Heidelberg University

Physics and Chemistry of small-scale air-sea interactions

Bernd Jähne, HCI at Interdisciplinary Center for Scientific Computing (IWR) and Institute of Environmental Physics


More than two-thirds of the earth's surface is covered by oceans. As the largest interface between the two most important compartments of the system earth --- the ocean and the atmosphere --- the ocean surface plays an eminent role.

Processes taking place in the vicinity of surface control the transport processes between the atmosphere and the oceans. This includes the exchange of

  • momentum (wind over the ocean is one of the driving factors for ocean currents),
  • sensible heat and latent heat (evaporation of water vapor), and
  • volatile chemical species including climate relevant gases such as carbon dioxide, methane, halocarbons, and many other environmentally important species,
and the generation of non-linear water waves.
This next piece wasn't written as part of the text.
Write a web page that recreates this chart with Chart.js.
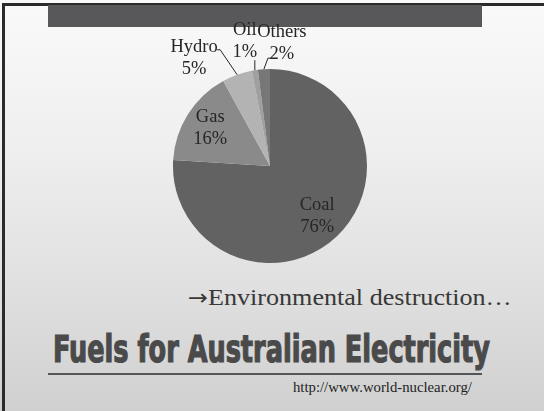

On both sides of the ocean surface thin viscous, heat and mass boundary layers are formed, in which molecular diffusion is the dominant transport mechanism. The thickness of these layers controls the speed of exchange (transfer velocity) and depends on a multitude of factors and processes that cause near-surface turbulence.

In this course, the current knowledge and open questions concerning small-scale processes are presented. In addition, imaging measuring techniques are introduced, which give a direct quantitative insight into the complex spatio-temporal structures of the physical mechanism controlling these processes.